«Мне было 16…»
Когда началась война, мне было 16 лет. Девчонка еще. И это тяжелое, горькое время я тогда воспринимала по-своему, по-детски…

В нашей деревне стояли немцы. Мой старший брат ушел к партизанам, и в доме остались мать и дети – я и моя сестра Броня.
А сосед у нас стал полицаем. Приходит он как-то: «Где брат ваш? Где ваш сын?» А мама отвечает: «Ушел погулять с ребятами. К друзьям пошел».
На следующий день опять приходит и опять его ищет. Мама снова: «Я уж и не знаю, может, случилось что. Откуда я знаю, почему он не пришел: может, заболел, может, прибил кто».
Сосед ушел, но мы уже поняли: нас заберут. Знали уже, что за нами следят. И договорились с сестрой, что делать будем: станут нас допрашивать, а мы лицо закроем руками и орать будем. Пусть бьют, колотят, режут на куски – ничего. Главное — орать и ничего не говорить.
И они пришли.
На следующий день я вышла на крыльцо, а мне дуло автомата в лицо. Смотрю – кругом одни полицаи. Вошли к нам, обыск стали делать.
А Броня моя побежала, открыла погреб, а там бочка с солеными огурцами стояла. В ней штук десять всего осталось, один рассол да зелень. Она в эту бочку с рассолом залезла, кружочком накрылась и сидит.

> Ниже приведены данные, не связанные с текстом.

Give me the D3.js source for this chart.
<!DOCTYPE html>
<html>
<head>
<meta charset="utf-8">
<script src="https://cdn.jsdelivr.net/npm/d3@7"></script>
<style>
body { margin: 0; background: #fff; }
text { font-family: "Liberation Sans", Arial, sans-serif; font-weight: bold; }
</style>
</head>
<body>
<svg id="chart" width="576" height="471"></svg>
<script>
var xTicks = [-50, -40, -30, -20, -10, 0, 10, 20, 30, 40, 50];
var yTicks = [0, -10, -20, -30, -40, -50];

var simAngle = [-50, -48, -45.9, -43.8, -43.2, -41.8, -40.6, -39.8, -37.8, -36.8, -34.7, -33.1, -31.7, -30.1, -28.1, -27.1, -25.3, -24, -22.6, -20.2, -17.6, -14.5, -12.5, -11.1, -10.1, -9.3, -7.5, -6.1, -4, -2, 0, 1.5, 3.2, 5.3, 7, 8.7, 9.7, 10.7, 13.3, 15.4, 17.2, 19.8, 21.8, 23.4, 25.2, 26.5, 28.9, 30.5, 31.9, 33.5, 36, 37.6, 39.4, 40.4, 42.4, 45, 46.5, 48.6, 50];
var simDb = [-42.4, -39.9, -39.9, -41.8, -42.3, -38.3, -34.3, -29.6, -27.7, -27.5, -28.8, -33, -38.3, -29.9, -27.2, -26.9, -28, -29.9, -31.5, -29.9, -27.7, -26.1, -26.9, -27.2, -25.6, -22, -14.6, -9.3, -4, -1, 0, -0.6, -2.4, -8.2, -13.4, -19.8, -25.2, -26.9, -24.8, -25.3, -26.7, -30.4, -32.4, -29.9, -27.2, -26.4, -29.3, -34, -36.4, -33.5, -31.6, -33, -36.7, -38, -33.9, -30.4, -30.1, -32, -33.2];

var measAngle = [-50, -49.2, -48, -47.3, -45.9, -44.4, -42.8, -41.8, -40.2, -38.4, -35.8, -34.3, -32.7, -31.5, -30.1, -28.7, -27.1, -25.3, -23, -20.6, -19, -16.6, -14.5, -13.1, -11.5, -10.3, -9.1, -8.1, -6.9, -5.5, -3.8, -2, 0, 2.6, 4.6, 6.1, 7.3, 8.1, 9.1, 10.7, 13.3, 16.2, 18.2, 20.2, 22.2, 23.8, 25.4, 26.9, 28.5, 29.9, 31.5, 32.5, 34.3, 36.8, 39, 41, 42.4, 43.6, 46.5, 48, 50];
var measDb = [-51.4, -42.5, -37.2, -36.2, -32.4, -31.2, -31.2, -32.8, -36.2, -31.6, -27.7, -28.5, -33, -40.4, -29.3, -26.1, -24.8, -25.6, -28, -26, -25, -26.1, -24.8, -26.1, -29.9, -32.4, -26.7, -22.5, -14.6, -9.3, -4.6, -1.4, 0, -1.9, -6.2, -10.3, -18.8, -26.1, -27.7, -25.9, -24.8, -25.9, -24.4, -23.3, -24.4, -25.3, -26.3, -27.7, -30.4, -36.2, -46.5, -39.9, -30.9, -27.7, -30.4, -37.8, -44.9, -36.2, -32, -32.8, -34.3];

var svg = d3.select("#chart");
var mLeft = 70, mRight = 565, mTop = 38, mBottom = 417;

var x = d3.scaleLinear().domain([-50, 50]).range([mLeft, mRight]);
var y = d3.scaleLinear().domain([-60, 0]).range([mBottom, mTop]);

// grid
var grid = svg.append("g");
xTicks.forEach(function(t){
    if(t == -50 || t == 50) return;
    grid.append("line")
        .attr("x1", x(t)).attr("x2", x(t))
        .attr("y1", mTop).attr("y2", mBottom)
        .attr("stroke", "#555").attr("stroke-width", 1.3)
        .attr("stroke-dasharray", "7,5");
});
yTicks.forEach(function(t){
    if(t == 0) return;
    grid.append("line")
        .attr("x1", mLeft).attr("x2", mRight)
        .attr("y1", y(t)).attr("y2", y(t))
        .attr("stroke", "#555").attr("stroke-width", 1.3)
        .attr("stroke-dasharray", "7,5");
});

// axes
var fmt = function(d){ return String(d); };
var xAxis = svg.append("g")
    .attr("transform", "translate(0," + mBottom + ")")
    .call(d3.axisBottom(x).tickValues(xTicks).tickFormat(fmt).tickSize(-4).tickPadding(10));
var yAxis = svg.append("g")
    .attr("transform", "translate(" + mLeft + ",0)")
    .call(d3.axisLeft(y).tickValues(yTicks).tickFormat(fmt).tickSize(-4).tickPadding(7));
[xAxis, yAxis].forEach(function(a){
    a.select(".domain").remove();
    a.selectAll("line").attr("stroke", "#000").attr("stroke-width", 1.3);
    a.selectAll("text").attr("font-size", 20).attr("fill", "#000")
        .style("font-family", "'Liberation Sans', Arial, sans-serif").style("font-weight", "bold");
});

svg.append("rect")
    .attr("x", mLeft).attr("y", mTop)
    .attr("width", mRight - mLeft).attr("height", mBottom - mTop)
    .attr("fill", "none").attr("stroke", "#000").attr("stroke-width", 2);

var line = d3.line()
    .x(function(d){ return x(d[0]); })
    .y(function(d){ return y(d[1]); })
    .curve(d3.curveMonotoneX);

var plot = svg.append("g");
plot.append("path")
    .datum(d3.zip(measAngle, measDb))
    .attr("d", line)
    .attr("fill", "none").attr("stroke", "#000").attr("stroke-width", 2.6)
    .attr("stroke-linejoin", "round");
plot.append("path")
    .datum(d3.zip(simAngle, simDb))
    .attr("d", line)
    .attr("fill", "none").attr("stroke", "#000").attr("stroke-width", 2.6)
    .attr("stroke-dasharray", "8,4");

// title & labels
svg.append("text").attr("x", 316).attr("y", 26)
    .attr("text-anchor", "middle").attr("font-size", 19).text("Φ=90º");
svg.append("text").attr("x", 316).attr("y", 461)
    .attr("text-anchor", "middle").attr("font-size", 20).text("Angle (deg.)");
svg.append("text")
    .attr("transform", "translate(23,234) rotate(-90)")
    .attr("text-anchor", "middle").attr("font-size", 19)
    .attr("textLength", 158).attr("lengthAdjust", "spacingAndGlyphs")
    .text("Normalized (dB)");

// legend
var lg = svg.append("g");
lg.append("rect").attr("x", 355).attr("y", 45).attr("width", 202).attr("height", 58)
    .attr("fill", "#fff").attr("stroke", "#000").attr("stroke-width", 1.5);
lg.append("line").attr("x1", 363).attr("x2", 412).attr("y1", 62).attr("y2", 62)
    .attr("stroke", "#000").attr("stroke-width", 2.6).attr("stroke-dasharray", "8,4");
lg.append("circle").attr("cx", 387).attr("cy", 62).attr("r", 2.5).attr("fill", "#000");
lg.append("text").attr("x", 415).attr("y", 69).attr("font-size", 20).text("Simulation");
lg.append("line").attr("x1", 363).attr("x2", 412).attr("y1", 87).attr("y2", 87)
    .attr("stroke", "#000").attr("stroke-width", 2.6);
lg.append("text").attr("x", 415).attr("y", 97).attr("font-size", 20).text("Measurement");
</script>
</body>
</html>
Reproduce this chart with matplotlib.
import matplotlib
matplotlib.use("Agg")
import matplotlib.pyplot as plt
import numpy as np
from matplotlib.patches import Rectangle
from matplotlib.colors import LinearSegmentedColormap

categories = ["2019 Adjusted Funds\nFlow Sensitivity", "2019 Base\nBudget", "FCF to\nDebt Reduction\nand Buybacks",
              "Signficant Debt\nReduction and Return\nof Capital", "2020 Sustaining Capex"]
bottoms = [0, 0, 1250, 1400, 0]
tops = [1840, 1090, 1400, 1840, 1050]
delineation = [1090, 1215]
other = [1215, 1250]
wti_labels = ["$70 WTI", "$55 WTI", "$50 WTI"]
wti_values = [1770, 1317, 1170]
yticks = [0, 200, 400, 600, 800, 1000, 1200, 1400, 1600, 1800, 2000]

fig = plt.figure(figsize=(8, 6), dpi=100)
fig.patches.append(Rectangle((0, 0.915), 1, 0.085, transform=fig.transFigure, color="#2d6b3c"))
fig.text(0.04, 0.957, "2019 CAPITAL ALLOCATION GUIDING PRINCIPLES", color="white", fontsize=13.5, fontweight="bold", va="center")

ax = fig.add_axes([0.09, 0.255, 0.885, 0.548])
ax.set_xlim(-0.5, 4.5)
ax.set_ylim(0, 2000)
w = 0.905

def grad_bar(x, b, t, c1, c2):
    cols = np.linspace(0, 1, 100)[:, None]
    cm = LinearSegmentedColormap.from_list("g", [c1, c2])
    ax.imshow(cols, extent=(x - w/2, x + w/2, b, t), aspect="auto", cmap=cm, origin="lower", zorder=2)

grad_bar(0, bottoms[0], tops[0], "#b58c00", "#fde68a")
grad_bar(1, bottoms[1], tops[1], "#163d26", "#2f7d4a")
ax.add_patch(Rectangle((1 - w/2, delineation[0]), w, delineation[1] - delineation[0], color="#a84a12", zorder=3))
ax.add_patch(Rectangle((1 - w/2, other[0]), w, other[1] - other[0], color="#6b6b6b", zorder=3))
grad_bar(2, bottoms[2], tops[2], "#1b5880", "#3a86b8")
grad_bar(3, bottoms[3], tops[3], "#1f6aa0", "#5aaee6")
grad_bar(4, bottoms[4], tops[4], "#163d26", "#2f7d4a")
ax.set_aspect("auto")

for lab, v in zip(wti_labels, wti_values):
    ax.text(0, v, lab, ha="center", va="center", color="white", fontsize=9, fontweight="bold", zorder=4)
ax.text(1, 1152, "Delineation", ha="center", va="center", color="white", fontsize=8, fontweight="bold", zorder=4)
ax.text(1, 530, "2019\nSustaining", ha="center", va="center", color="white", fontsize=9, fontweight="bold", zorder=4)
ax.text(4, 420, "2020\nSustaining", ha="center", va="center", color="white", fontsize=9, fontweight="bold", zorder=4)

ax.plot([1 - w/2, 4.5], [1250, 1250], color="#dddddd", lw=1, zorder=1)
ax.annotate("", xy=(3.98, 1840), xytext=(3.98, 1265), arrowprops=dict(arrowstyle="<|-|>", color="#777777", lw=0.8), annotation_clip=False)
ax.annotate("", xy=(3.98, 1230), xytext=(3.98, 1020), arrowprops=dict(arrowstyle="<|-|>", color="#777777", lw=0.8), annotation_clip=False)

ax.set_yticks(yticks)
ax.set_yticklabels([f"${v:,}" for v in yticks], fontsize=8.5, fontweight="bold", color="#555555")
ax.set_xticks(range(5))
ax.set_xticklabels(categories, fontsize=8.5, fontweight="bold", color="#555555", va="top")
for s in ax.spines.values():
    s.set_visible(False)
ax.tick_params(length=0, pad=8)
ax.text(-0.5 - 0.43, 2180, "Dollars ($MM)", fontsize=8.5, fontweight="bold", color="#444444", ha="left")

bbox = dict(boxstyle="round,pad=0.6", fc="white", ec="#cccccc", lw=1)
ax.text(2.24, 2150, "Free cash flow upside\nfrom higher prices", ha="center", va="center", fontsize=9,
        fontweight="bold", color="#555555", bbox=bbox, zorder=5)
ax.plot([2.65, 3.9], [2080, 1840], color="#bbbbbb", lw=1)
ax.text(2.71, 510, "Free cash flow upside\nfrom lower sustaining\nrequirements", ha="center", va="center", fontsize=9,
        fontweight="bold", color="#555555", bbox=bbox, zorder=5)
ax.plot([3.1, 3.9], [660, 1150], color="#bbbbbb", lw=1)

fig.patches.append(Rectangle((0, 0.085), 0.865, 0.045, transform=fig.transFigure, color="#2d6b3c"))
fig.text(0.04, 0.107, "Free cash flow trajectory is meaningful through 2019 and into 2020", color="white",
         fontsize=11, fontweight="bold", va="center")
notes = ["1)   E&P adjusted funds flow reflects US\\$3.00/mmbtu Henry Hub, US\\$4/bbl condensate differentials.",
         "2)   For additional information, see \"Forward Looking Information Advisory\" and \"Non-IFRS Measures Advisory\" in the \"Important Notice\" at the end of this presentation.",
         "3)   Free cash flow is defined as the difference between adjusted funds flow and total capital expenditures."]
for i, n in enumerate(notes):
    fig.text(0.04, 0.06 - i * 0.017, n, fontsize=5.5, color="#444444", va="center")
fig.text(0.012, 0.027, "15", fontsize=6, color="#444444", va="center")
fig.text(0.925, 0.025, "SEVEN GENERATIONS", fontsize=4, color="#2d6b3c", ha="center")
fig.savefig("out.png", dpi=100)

Полицай посмотрел по списку – одного человека не хватает. Говорит матери: «Где она? Давай свою дочку». А отец наш до войны с ним вместе работал — на одной улице жили. И отец стал просил его: «Скажи, что нас дома нет, скажи, что ушли, скажи, не застал, замок повесь на нашей двери. Мы уйдем». А тот прикладом замахивается: «Да я тебя убью сейчас. Давай сюда эту свою дочку. Если не заявится, то я тебя убью здесь».
Тогда я как закричу: «Броня, где ты? Вылезай, отца из-за тебя убивать будут». И тут Бронечка моя выходит. Вся мокрая, в рассоле. Мне только что страшно было, что отца убьют, а тут как начала смеяться.
В общем, забрали нас всех в тюрьму. А там – холод, грязюка, клопы по стенам стадами бегают, вши. Кошмар!
Привели меня на допрос. Так было: меня спрашивали, где брат. Я говорю: «Откуда я знаю, ну как я могу знать? Я знаю, что его нет дома. А где он, не знаю». Потом еще вопросы, еще вопросы. Допросили меня, ударили несколько раз. Потом поставили лицом к шкафу.
А тут Броню мою ведут. Я как ее увидела, как вспомнила, что она в бочке сидела, как разобрал меня смех – все тело трясется. Немец подходит и сапогом меня. А я остановиться не могу. Он опять меня сапогом, а мне хоть бы что – смеюсь и все тут. Какое-то такое бесчувствие было — я уже ничего не ощущала. Была как каменная.
А через три недели нас выпустили, ничего не добившись. Решили, что брат к нам обязательное придет – тогда его и возьмут.

А ведь мы уже думали, расстреляют нас на старом кладбище. Я тогда придумала: вот поставят меня у рва, а как начнут затворами щелкать, я скакну в ров, побегу по нему до другого, а там дальше и дальше. И спрячусь. А они мимо пробегут и не найдут меня в темноте.
Из тюрьмы мы пришли такими счастливыми! Только к дому подошли, соседи прибежали: кто молока крынку несет, кто хлеба кусок, кто сала.
А потом мы в партизаны решили уйти – нас бы в покое все равно не оставили.
Уходили по одному – ведь за нами следили. Я пошла в белом плаще и с зонтиком, как будто просто гуляю.
Шли в отряд ночью. Над нами звездочки мигали в небе. И вдруг два волка перебежали дорогу. Проводники, что нас вели, сказали тогда: «Плохая примета. Двое из вас назад не вернутся».
А когда пришли мы на стоянку партизанскую, папа сел на пенек, на одну ногу меня посадил, на другую Броню. Как он плакал! Нас целовал: «Как мне вас жалко! Вот вся жизнь наша и кончилась. Вот теперь наш дом, вот эти пенечки – наши стульчики».
В партизанском отряде мы были год. Потом немцев выбили, и в 44-м я вернулась из леса. А примета сбылась: я похоронила маму, и папа умер в отряде от тифа.